The smoothing procedure in the above plots also produced correlation coefficients describing how well the prescribed (quadratic) relationship between deaths and cases fit the data. We used this procedure to examine the temporal variations of lags in more detail during three successive periods using moving averages of single lag days up to 55 days. We found the correlation between cases and deaths robust for the first two periods and substantially lower during the most recent period. The optimum lag intervals expanded with each successive interval, 10-15 days, 25-30 days, and 30-50 days, respectively. The optimum lag for the entire pandemic was about 14 days. The weakened correlation between cases and death for the most recent period suggests that other factors may have been significant.
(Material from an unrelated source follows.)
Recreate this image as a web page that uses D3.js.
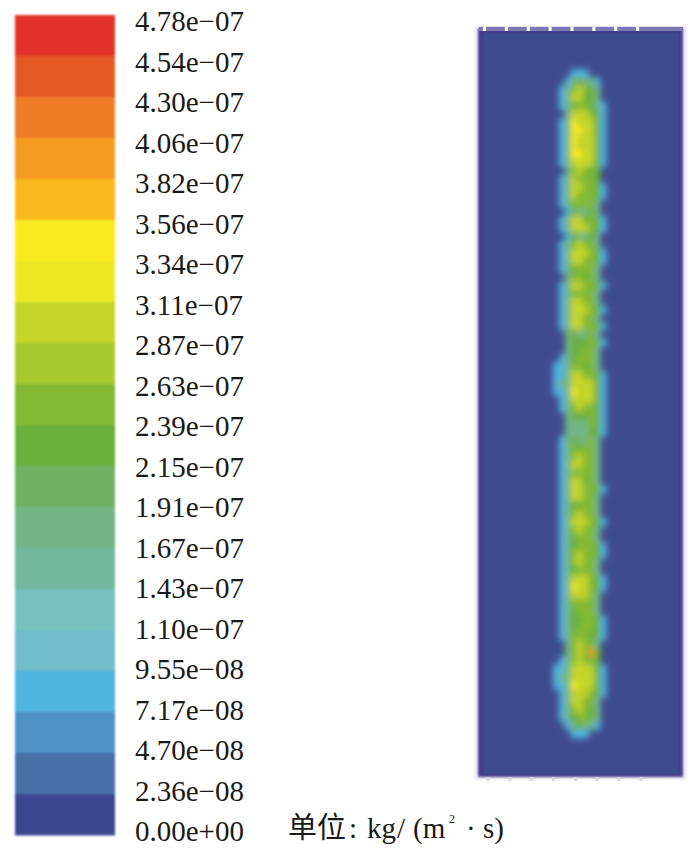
<!DOCTYPE html>
<html><head><meta charset="utf-8">
<script src="https://cdn.jsdelivr.net/npm/d3@7"></script>
<style>html,body{margin:0;padding:0;background:#fff}svg{display:block}</style>
</head><body><svg id="c" width="700" height="851"></svg>
<script>
const legendLabels = ["4.78e−07","4.54e−07","4.30e−07","4.06e−07","3.82e−07","3.56e−07","3.34e−07","3.11e−07","2.87e−07","2.63e−07","2.39e−07","2.15e−07","1.91e−07","1.67e−07","1.43e−07","1.10e−07","9.55e−08","7.17e−08","4.70e−08","2.36e−08","0.00e+00"];
const bandColors = ["#e4302a","#e35a26","#ef7d25","#f49c22","#f9b81d","#f8ea1f","#ede824","#c4d52c","#a6c92f","#83ba35","#69b13e","#6fb164","#73b585","#72b89d","#78c0c0","#6fbdcb","#4fb4df","#4f92c6","#466fa9","#3c4691"];
const digitValues = [0,0.9,1.9,2.3,2.6,2.9,3.1,3.4,4.0,4.5];
const massFlux = [
"000111000","001232210","012454320","012553320","012344321","002665431","012766531","012776531",
"012766531","012766531","012776631","012665531","002454330","012544430","012554431","012544431",
"012444420","001322320","012553431","012665431","001322320","012454420","012665431","012554431",
"012344420","002443420","012554431","012444420","012554420","012665431","012554420","012554431",
"002322420","002333431","002334420","012344420","112443420","112554431","122665531","112766531",
"012665531","012454431","002333431","002222431","002222331","012322420","012434420","012454420",
"012564420","012444420","012553420","012664431","012564420","012334420","012454420","012565431",
"012454420","012344420","012344431","012454431","012454420","012344420","012665431","012766431",
"012665420","012444420","012344420","012334431","012344431","012444331","002454420","002454830",
"012454430","112565531","122665531","112766531","012665431","012554420","012454320","012344320",
"001232210","000111000"
];
const svg = d3.select("#c");
const defs = svg.append("defs");
defs.append("filter").attr("id","soft").attr("x","-10%").attr("y","-5%").attr("width","120%").attr("height","110%")
  .append("feGaussianBlur").attr("stdDeviation",0.9);
defs.append("filter").attr("id","heat").attr("x","-30%").attr("y","-5%").attr("width","160%").attr("height","110%")
  .append("feGaussianBlur").attr("stdDeviation",3);

const ascending = legendLabels.map(s=>+s.replace("−","-")).reverse();
const color = d3.scaleThreshold().domain(ascending.slice(1,-1)).range(bandColors.slice().reverse());

const yBand = d3.scaleBand().domain(d3.range(bandColors.length)).range([15,835]);
svg.append("g").attr("filter","url(#soft)").selectAll("rect").data(bandColors).join("rect")
  .attr("x",15).attr("width",100).attr("y",(d,i)=>yBand(i)).attr("height",yBand.bandwidth()+0.5).attr("fill",d=>d);
const yLabel = d3.scalePoint().domain(legendLabels).range([21,831]);
const axis = svg.append("g").attr("transform","translate(135,0)")
  .call(d3.axisRight(yLabel).tickSize(0).tickPadding(0));
axis.select(".domain").remove();
axis.selectAll("text").attr("font-family","'Liberation Serif'").attr("font-size",29).attr("fill","#1a1a1a").attr("dy","0.34em");

const xPanel = d3.scaleLinear().domain([0,8]).range([485,660]);
const panel = svg.append("g");
panel.append("rect").attr("x",474).attr("y",26).attr("width",213).attr("height",754).attr("fill","#efeaf5").attr("filter","url(#soft)");
panel.append("rect").attr("x",478).attr("y",28).attr("width",205).attr("height",749).attr("fill","#453f8d").attr("filter","url(#soft)");
panel.append("rect").attr("x",484).attr("y",33).attr("width",194).attr("height",741).attr("fill","#3f4b8f");
panel.append("rect").attr("x",479).attr("y",27).attr("width",204).attr("height",4).attr("fill","#8078b4");
panel.append("g").selectAll("rect").data(d3.range(0,8)).join("rect")
  .attr("x",d=>xPanel(d)-2).attr("y",27).attr("width",3).attr("height",4).attr("fill","#fff");
panel.append("g").selectAll("rect").data(d3.range(0,8)).join("rect")
  .attr("x",d=>xPanel(d)+1.5).attr("y",777).attr("width",3).attr("height",4).attr("fill","#d9d3ea");

const nCols = massFlux[0].length;
const xCell = d3.scaleBand().domain(d3.range(nCols)).range([553,606]);
const yCell = d3.scaleLinear().domain([0,massFlux.length]).range([69,738]);
const cells = massFlux.flatMap((r,i)=>Array.from(r,(c,j)=>({i,j,v:digitValues[+c]*1e-7}))).filter(d=>d.v>0);
svg.append("g").attr("filter","url(#heat)").selectAll("rect").data(cells).join("rect")
  .attr("x",d=>xCell(d.j)).attr("y",d=>yCell(d.i)).attr("width",xCell.bandwidth()+0.5).attr("height",yCell(1)-yCell(0)+0.5)
  .attr("fill",d=>color(d.v));

const unitStyle = t=>t.attr("y",838).attr("font-family","'Liberation Serif'").attr("font-size",29).attr("fill","#1a1a1a");
svg.append("text").call(unitStyle).attr("x",288).attr("font-family","'Noto Sans CJK SC'").text("单位");
svg.append("text").call(unitStyle).attr("x",349).text(":");
svg.append("text").call(unitStyle).attr("x",367).text("kg");
svg.append("text").call(unitStyle).attr("x",397).text("/");
svg.append("text").call(unitStyle).attr("x",413).text("(m");
svg.append("text").call(unitStyle).attr("x",449).attr("y",823).attr("font-size",12).text("2");
svg.append("text").call(unitStyle).attr("x",466).text("·");
svg.append("text").call(unitStyle).attr("x",483).text("s)");
</script></body></html>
The lag between infection and death may be considered an inverse measure of infection severity, the ability of the medical system to deal with it, or the patient's resilience. The relationship between cases and fatalities is ever-changing:
- The relationships are substantially nonlinear. Over the entire pandemic, the case-fatality ratio was 1.7% at 100 cases per day but only 0.5% at 2000 cases per day. This trend may reflect the improved treatment of infections, the inclusion of younger patients, or less selective testing.
- Relationships differed substantially between each of the periods.
- The case-death correlation was essentially unchanged from July 2020 to April 2022, notwithstanding concurrent vaccination programs and the arrival of new virus variants.
- Optimum lag periods, aligning cases with mortality, increased from nil to 40+ days over the pandemic.
Lacking other explanations, we will stay with our increasing lag hypothesis and wait for more data.
“If you don’t know where you’ve come from, you don’t know where you’re going.” – Maya Angelou
 The logarithmic scales for the multiple-lag graphs run from 0.32 to 10 for deaths and 32 to 3160 for cases.